> [DATA SHOWN]:
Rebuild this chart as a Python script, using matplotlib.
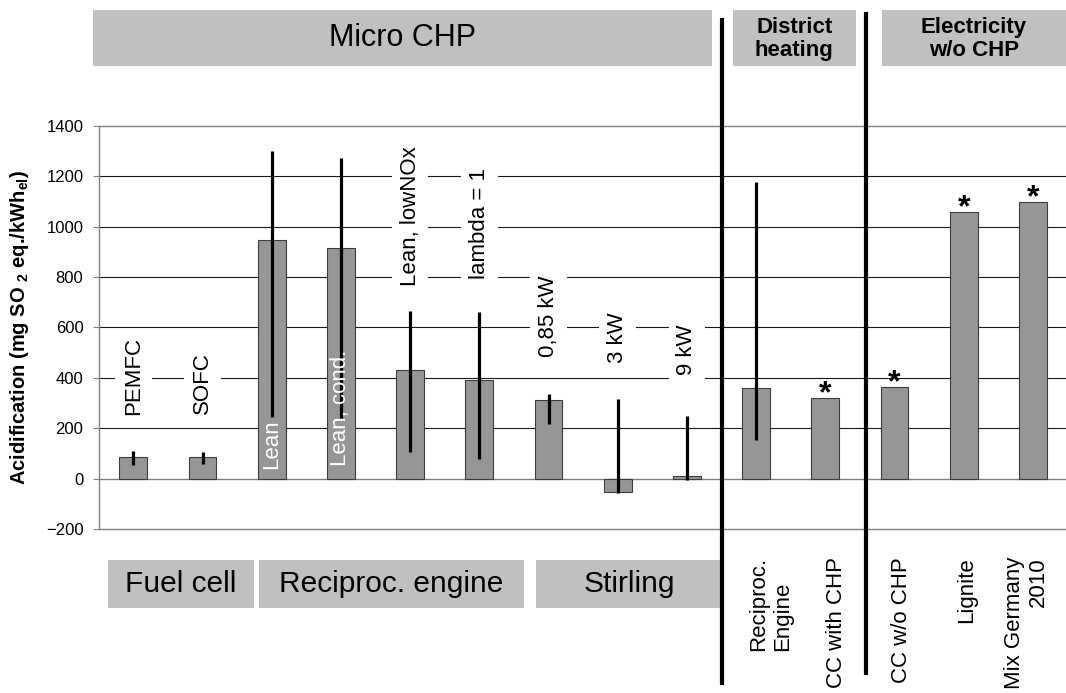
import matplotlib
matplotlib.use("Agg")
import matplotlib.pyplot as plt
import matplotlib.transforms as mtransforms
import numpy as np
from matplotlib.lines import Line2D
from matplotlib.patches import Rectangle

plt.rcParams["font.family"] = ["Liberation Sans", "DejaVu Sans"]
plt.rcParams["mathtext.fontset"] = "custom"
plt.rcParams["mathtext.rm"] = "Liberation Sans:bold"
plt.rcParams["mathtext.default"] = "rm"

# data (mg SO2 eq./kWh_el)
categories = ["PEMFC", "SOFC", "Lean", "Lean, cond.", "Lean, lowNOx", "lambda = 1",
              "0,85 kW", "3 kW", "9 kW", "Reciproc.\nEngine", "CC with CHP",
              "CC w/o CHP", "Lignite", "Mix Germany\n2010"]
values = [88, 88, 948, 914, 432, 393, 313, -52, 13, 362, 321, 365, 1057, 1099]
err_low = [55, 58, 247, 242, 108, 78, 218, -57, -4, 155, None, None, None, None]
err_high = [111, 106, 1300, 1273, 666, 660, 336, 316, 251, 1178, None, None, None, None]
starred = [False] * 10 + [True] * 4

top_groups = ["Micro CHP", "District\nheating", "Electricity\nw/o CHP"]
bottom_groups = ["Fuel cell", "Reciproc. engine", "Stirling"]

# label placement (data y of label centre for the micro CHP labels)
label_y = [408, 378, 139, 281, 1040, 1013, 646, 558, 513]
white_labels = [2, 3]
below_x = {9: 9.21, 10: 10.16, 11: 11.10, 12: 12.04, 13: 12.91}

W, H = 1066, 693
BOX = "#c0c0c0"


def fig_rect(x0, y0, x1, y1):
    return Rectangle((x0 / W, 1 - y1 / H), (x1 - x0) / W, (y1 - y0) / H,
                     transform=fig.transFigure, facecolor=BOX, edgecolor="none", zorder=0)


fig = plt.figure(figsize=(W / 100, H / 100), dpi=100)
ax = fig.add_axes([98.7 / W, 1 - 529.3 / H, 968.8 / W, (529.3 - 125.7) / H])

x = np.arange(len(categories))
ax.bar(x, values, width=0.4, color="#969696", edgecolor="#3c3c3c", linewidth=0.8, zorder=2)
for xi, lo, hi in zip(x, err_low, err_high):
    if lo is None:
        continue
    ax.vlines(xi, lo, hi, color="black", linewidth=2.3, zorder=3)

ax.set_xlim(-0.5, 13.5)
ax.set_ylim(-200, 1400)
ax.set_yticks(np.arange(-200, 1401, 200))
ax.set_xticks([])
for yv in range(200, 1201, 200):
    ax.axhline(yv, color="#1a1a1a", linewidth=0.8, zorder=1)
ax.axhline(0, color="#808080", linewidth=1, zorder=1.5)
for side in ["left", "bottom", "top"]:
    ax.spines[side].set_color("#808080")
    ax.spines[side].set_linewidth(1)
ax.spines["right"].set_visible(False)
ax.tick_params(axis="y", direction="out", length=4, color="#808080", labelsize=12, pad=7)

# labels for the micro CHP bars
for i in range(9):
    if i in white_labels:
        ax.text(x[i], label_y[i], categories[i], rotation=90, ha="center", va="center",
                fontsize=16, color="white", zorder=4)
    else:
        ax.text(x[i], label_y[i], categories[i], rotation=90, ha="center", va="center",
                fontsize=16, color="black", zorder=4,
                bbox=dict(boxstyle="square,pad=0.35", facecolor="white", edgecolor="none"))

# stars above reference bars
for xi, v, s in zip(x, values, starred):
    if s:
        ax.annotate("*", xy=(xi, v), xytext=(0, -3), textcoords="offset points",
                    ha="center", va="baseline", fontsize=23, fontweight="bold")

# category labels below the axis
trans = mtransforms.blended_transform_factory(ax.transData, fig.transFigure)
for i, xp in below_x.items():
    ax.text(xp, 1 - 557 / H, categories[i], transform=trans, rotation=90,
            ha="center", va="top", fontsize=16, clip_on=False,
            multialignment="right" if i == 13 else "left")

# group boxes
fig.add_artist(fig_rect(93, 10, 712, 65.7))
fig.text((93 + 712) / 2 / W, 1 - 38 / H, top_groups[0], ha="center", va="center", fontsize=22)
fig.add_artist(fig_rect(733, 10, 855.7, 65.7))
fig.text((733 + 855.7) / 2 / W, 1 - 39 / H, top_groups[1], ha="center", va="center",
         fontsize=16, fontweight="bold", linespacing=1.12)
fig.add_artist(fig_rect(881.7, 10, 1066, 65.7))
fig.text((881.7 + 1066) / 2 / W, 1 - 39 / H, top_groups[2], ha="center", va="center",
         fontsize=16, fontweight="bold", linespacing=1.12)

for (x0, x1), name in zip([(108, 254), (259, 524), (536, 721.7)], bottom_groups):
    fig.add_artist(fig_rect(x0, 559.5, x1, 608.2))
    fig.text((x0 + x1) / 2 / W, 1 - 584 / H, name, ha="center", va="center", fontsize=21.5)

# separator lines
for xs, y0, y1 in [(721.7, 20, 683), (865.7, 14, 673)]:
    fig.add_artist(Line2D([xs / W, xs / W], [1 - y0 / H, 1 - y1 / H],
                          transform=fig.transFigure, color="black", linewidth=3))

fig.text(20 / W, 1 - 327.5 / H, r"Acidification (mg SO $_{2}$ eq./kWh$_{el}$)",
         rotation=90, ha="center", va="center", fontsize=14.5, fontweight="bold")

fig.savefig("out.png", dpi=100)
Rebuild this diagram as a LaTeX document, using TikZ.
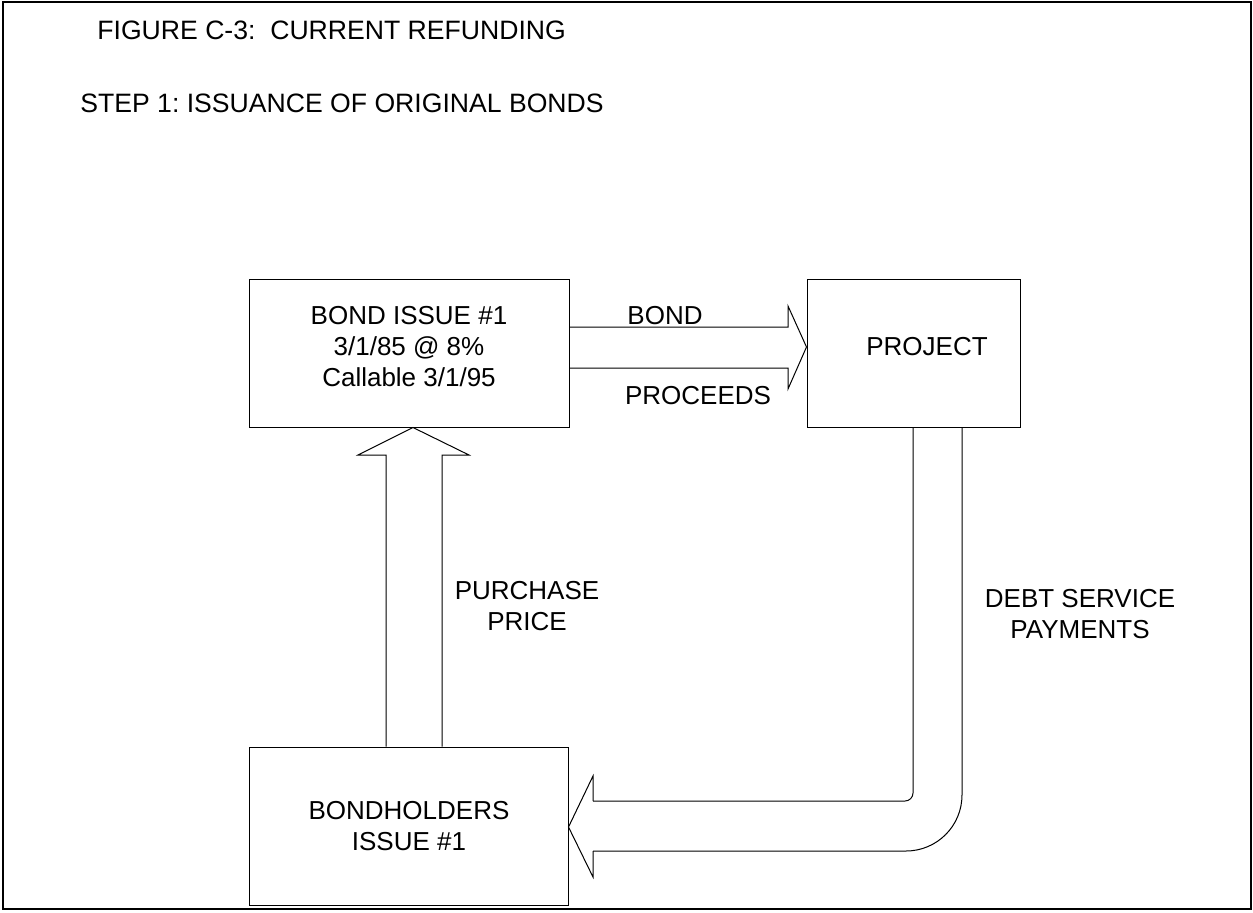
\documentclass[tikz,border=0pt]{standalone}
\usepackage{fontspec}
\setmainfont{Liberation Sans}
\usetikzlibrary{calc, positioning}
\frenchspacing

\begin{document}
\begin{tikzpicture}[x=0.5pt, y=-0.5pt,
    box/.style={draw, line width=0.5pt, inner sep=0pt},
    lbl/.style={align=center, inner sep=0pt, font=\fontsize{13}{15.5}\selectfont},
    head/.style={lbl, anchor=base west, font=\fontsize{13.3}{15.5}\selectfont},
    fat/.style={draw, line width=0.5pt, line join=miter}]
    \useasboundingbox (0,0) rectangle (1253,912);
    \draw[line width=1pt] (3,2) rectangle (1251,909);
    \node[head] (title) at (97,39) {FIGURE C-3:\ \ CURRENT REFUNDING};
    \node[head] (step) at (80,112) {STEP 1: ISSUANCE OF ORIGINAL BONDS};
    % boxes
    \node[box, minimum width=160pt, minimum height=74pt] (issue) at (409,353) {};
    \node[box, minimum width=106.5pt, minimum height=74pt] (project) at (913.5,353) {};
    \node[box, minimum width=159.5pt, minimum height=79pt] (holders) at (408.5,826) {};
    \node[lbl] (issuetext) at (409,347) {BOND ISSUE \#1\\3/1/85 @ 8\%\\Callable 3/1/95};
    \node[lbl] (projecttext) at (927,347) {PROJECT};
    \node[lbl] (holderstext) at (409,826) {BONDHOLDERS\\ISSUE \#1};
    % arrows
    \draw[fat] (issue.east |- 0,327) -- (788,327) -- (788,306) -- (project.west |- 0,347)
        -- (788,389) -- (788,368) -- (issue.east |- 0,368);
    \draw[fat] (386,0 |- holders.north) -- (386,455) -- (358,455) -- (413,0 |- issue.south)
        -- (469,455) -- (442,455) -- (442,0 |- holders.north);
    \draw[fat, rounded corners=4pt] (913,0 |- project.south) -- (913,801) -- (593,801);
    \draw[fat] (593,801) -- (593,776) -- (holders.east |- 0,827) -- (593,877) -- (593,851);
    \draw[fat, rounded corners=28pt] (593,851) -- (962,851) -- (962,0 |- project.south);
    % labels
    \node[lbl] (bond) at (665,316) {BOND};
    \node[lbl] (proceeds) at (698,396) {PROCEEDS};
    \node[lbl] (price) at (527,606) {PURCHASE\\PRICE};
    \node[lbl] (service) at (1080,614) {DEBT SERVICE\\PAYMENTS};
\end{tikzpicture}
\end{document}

> [SET PROBLEM]: Please reproduce, word for word, every line from the first line of the records above through the line containing "from matplotlib.patches import Rectangle", and leave out the pictures.

> [FINAL RESULT]:
Rebuild this chart as a Python script, using matplotlib.
import matplotlib
matplotlib.use("Agg")
import matplotlib.pyplot as plt
import matplotlib.transforms as mtransforms
import numpy as np
from matplotlib.lines import Line2D
from matplotlib.patches import Rectangle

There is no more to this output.